Given exercise
Count up the lines in the following listing that hold the word "with", then give only that count.

Dataset content
§ §

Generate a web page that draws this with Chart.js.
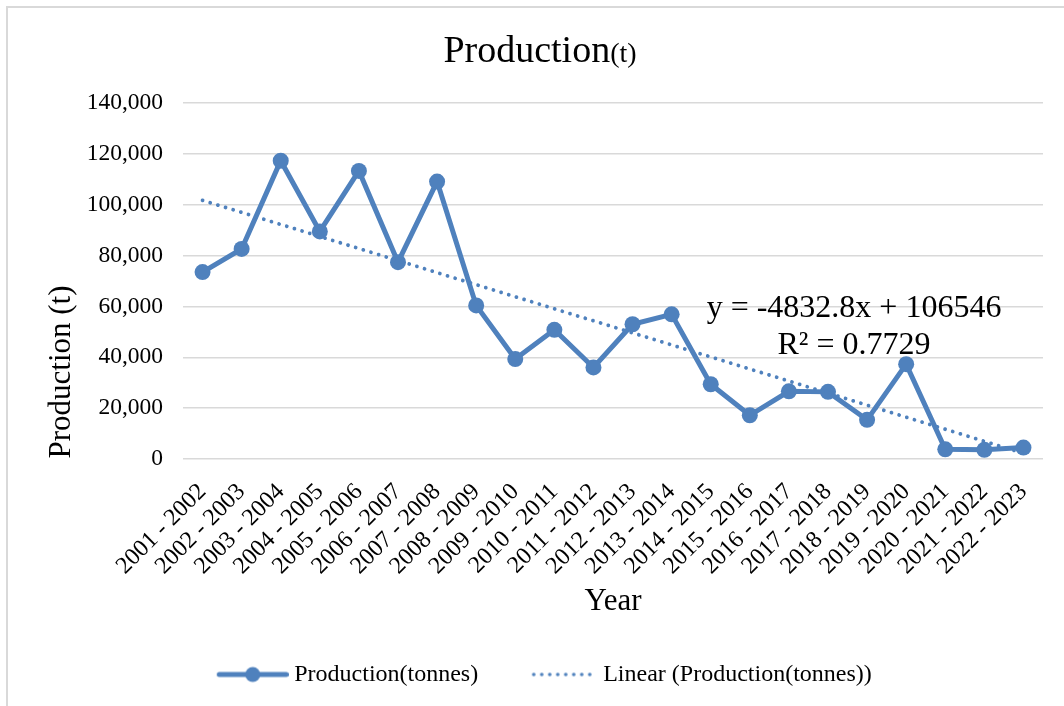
<!DOCTYPE html>
<html>
<head>
<meta charset="utf-8">
<script src="https://cdn.jsdelivr.net/npm/chart.js@4.4.1/dist/chart.umd.min.js"></script>
<style>
  html, body { margin: 0; padding: 0; background: #fff; }
  #wrap { width: 1064px; height: 706px; position: relative; }
</style>
</head>
<body>
<div id="wrap"><canvas id="canvas"></canvas></div>
<script>
// Data
const years = [
  "2001 - 2002", "2002 - 2003", "2003 - 2004", "2004 - 2005", "2005 - 2006",
  "2006 - 2007", "2007 - 2008", "2008 - 2009", "2009 - 2010", "2010 - 2011",
  "2011 - 2012", "2012 - 2013", "2013 - 2014", "2014 - 2015", "2015 - 2016",
  "2016 - 2017", "2017 - 2018", "2018 - 2019", "2019 - 2020", "2020 - 2021",
  "2021 - 2022", "2022 - 2023"
];
const production = [
  73500, 82600, 117300, 89500, 113300, 77400, 109100, 60400, 39300, 50800,
  36000, 53000, 56900, 29400, 17200, 26600, 26400, 15400, 37300, 3800,
  3600, 4500
];
// trend line end values (first and last year), y = -4832.8x + 106546
const trendEnds = [101713, 2224];
const equationLines = ["y = -4832.8x + 106546", "R² = 0.7729"];
const yMin = 0, yMax = 140000, yStep = 20000;

const blue = "#4f81bd";
const serif = "'Liberation Serif', 'Times New Roman', serif";

const trend = years.map((_, i) => i === 0 ? trendEnds[0] : (i === years.length - 1 ? trendEnds[1] : null));

// legend symbols (line with marker / dotted line)
const legendBoxW = 103;
function legendSymbol(kind) {
  const c = document.createElement("canvas");
  c.width = legendBoxW + 13;
  c.height = 20;
  const g = c.getContext("2d");
  const end = c.width;
  g.strokeStyle = blue;
  g.fillStyle = blue;
  if (kind === "line") {
    const start = end - 72;
    g.lineWidth = 5;
    g.lineCap = "round";
    g.beginPath(); g.moveTo(start + 2.5, 10); g.lineTo(end - 2.5, 10); g.stroke();
    g.beginPath(); g.arc((start + end) / 2, 10, 7.5, 0, Math.PI * 2); g.fill();
  } else {
    const start = end - 66;
    for (let x = start + 2; x < end; x += 8) {
      g.beginPath(); g.arc(x, 10, 1.8, 0, Math.PI * 2); g.fill();
    }
  }
  return c;
}

const extras = {
  id: "extras",
  beforeDraw(chart) {
    const ctx = chart.ctx;
    ctx.save();
    ctx.strokeStyle = "#d9d9d9";
    ctx.lineWidth = 2;
    ctx.beginPath();
    ctx.moveTo(7, chart.height);
    ctx.lineTo(7, 7);
    ctx.lineTo(chart.width, 7);
    ctx.stroke();
    ctx.restore();
  },
  afterDraw(chart) {
    const ctx = chart.ctx;
    ctx.save();
    ctx.fillStyle = "#000";
    ctx.textBaseline = "alphabetic";

    // chart title, "(t)" in a smaller size
    ctx.font = "38px " + serif;
    const w1 = ctx.measureText("Production").width;
    ctx.font = "28px " + serif;
    const w2 = ctx.measureText("(t)").width;
    let x = 540 - (w1 + w2) / 2;
    ctx.textAlign = "left";
    ctx.font = "38px " + serif;
    ctx.fillText("Production", x, 62);
    ctx.font = "28px " + serif;
    ctx.fillText("(t)", x + w1, 62);

    // y axis title
    ctx.save();
    ctx.translate(70, 372);
    ctx.rotate(-Math.PI / 2);
    ctx.textAlign = "center";
    ctx.font = "31px " + serif;
    ctx.fillText("Production (t)", 0, 0);
    ctx.restore();

    // trend line equation
    ctx.textAlign = "center";
    ctx.font = "32px " + serif;
    ctx.fillText(equationLines[0], 854, 317);
    ctx.fillText(equationLines[1], 854, 354);
    ctx.restore();
  }
};

const ctx = document.getElementById("canvas").getContext("2d");
new Chart(ctx, {
  type: "line",
  data: {
    labels: years,
    datasets: [
      {
        label: "Linear (Production(tonnes))",
        data: trend,
        spanGaps: true,
        borderColor: blue,
        borderWidth: 3.8,
        borderDash: [0.01, 8],
        borderCapStyle: "round",
        pointRadius: 0,
        fill: false,
        order: 0
      },
      {
        label: "Production(tonnes)",
        data: production,
        borderColor: blue,
        backgroundColor: blue,
        borderWidth: 5,
        pointRadius: 8,
        pointBackgroundColor: blue,
        pointBorderWidth: 0,
        tension: 0,
        fill: false,
        order: 1
      }
    ]
  },
  options: {
    responsive: true,
    maintainAspectRatio: false,
    animation: false,
    layout: { padding: { top: 103, right: 21, bottom: 9.5, left: 8 } },
    plugins: {
      title: { display: false },
      tooltip: { enabled: false },
      legend: {
        position: "bottom",
        labels: {
          usePointStyle: true,
          pointStyleWidth: legendBoxW,
          padding: 10,
          color: "#000",
          font: { family: serif, size: 24 },
          generateLabels: () => [
            { text: "Production(tonnes)", pointStyle: legendSymbol("line"), datasetIndex: 1, hidden: false, lineWidth: 0, fontColor: "#000" },
            { text: "Linear (Production(tonnes))", pointStyle: legendSymbol("dot"), datasetIndex: 0, hidden: false, lineWidth: 0, fontColor: "#000" }
          ]
        }
      }
    },
    scales: {
      x: {
        offset: true,
        grid: { display: false, drawTicks: false },
        border: { display: false },
        ticks: {
          autoSkip: false,
          minRotation: 45,
          maxRotation: 45,
          padding: 19,
          color: "#000",
          font: { family: serif, size: 24 }
        },
        title: {
          display: true,
          text: "Year",
          color: "#000",
          font: { family: serif, size: 31 },
          padding: { top: 0, bottom: 32 }
        },
        afterFit: (scale) => { scale.height = 193.5; }
      },
      y: {
        min: yMin,
        max: yMax,
        grid: { color: "#d9d9d9", lineWidth: 1.5, drawTicks: false },
        border: { display: false },
        ticks: {
          stepSize: yStep,
          padding: 20,
          color: "#000",
          font: { family: serif, size: 23.5 },
          callback: (v) => v.toLocaleString("en-US")
        },
        afterFit: (scale) => { scale.width = 175; }
      }
    }
  },
  plugins: [extras]
});
</script>
</body>
</html>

§ §

Problem solution
2